⟨

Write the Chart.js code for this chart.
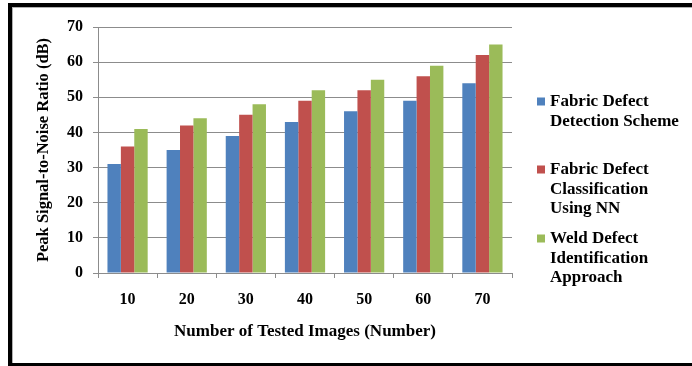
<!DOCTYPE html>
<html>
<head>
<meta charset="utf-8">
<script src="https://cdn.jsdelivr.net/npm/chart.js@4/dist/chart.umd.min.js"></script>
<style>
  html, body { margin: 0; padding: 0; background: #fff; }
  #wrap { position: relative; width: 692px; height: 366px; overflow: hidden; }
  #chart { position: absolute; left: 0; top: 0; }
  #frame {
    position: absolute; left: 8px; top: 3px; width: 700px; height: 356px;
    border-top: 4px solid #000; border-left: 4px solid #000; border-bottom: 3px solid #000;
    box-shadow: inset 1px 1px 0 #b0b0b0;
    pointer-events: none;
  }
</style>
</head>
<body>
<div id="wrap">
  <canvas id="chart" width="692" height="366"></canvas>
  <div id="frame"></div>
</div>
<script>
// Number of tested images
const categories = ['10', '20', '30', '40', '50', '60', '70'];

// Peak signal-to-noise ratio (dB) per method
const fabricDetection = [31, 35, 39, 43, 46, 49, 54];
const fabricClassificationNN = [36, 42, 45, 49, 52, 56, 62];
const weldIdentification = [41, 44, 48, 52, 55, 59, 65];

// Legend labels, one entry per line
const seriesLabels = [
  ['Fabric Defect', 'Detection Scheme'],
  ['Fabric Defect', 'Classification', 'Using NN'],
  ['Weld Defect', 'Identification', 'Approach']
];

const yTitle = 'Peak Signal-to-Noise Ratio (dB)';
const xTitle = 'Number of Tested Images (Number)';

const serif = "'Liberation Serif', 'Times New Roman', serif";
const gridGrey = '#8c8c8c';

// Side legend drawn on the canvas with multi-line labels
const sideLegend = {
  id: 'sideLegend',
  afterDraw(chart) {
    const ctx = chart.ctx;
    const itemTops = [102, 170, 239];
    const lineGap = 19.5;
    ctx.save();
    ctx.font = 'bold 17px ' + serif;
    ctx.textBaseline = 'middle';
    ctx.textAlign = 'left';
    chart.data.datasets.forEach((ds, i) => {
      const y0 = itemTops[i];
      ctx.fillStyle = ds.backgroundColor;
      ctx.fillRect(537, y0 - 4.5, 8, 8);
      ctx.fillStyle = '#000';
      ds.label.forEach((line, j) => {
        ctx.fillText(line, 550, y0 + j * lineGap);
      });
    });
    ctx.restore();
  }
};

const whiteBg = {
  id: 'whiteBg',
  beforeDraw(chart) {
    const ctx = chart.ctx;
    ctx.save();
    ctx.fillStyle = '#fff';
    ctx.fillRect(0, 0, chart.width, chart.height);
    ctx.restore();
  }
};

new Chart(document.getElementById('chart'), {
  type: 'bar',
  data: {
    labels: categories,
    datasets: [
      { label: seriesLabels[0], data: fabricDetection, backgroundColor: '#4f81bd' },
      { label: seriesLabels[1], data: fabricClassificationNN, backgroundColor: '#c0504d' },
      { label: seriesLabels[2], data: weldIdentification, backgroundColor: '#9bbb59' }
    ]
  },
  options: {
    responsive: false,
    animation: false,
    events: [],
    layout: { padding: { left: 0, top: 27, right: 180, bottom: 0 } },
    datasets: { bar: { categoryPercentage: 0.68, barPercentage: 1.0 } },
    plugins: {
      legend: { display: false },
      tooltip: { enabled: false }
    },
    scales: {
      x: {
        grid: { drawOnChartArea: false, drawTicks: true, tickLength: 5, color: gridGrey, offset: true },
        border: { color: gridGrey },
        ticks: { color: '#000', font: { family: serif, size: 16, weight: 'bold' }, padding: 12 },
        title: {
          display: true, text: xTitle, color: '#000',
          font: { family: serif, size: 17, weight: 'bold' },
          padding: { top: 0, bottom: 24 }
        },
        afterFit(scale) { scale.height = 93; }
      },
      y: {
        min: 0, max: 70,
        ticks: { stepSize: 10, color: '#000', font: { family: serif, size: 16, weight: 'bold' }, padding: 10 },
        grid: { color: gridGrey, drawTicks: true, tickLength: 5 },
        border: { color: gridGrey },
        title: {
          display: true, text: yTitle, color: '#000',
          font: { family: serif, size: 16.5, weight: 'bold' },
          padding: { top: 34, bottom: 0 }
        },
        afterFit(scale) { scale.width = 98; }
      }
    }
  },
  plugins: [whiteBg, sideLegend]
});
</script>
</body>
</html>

⟩

• **YOUR GOAL**: Do not include the images; transcribe the rest of the listing exactly.

• **WORKED ANSWER**:
Write the Chart.js code for this chart.
<!DOCTYPE html>
<html>
<head>
<meta charset="utf-8">
<script src="https://cdn.jsdelivr.net/npm/chart.js@4/dist/chart.umd.min.js"></script>
<style>
  html, body { margin: 0; padding: 0; background: #fff; }
  #wrap { position: relative; width: 692px; height: 366px; overflow: hidden; }
  #chart { position: absolute; left: 0; top: 0; }
  #frame {
    position: absolute; left: 8px; top: 3px; width: 700px; height: 356px;
    border-top: 4px solid #000; border-left: 4px solid #000; border-bottom: 3px solid #000;
    box-shadow: inset 1px 1px 0 #b0b0b0;
    pointer-events: none;
  }
</style>
</head>
<body>
<div id="wrap">
  <canvas id="chart" width="692" height="366"></canvas>
  <div id="frame"></div>
</div>
<script>
// Number of tested images
const categories = ['10', '20', '30', '40', '50', '60', '70'];

// Peak signal-to-noise ratio (dB) per method
const fabricDetection = [31, 35, 39, 43, 46, 49, 54];
const fabricClassificationNN = [36, 42, 45, 49, 52, 56, 62];
const weldIdentification = [41, 44, 48, 52, 55, 59, 65];

// Legend labels, one entry per line
const seriesLabels = [
  ['Fabric Defect', 'Detection Scheme'],
  ['Fabric Defect', 'Classification', 'Using NN'],
  ['Weld Defect', 'Identification', 'Approach']
];

const yTitle = 'Peak Signal-to-Noise Ratio (dB)';
const xTitle = 'Number of Tested Images (Number)';

const serif = "'Liberation Serif', 'Times New Roman', serif";
const gridGrey = '#8c8c8c';

// Side legend drawn on the canvas with multi-line labels
const sideLegend = {
  id: 'sideLegend',
  afterDraw(chart) {
    const ctx = chart.ctx;
    const itemTops = [102, 170, 239];
    const lineGap = 19.5;
    ctx.save();
    ctx.font = 'bold 17px ' + serif;
    ctx.textBaseline = 'middle';
    ctx.textAlign = 'left';
    chart.data.datasets.forEach((ds, i) => {
      const y0 = itemTops[i];
      ctx.fillStyle = ds.backgroundColor;
      ctx.fillRect(537, y0 - 4.5, 8, 8);
      ctx.fillStyle = '#000';
      ds.label.forEach((line, j) => {
        ctx.fillText(line, 550, y0 + j * lineGap);
      });
    });
    ctx.restore();
  }
};

const whiteBg = {
  id: 'whiteBg',
  beforeDraw(chart) {
    const ctx = chart.ctx;
    ctx.save();
    ctx.fillStyle = '#fff';
    ctx.fillRect(0, 0, chart.width, chart.height);
    ctx.restore();
  }
};

new Chart(document.getElementById('chart'), {
  type: 'bar',
  data: {
    labels: categories,
    datasets: [
      { label: seriesLabels[0], data: fabricDetection, backgroundColor: '#4f81bd' },
      { label: seriesLabels[1], data: fabricClassificationNN, backgroundColor: '#c0504d' },
      { label: seriesLabels[2], data: weldIdentification, backgroundColor: '#9bbb59' }
    ]
  },
  options: {
    responsive: false,
    animation: false,
    events: [],
    layout: { padding: { left: 0, top: 27, right: 180, bottom: 0 } },
    datasets: { bar: { categoryPercentage: 0.68, barPercentage: 1.0 } },
    plugins: {
      legend: { display: false },
      tooltip: { enabled: false }
    },
    scales: {
      x: {
        grid: { drawOnChartArea: false, drawTicks: true, tickLength: 5, color: gridGrey, offset: true },
        border: { color: gridGrey },
        ticks: { color: '#000', font: { family: serif, size: 16, weight: 'bold' }, padding: 12 },
        title: {
          display: true, text: xTitle, color: '#000',
          font: { family: serif, size: 17, weight: 'bold' },
          padding: { top: 0, bottom: 24 }
        },
        afterFit(scale) { scale.height = 93; }
      },
      y: {
        min: 0, max: 70,
        ticks: { stepSize: 10, color: '#000', font: { family: serif, size: 16, weight: 'bold' }, padding: 10 },
        grid: { color: gridGrey, drawTicks: true, tickLength: 5 },
        border: { color: gridGrey },
        title: {
          display: true, text: yTitle, color: '#000',
          font: { family: serif, size: 16.5, weight: 'bold' },
          padding: { top: 34, bottom: 0 }
        },
        afterFit(scale) { scale.width = 98; }
      }
    }
  },
  plugins: [whiteBg, sideLegend]
});
</script>
</body>
</html>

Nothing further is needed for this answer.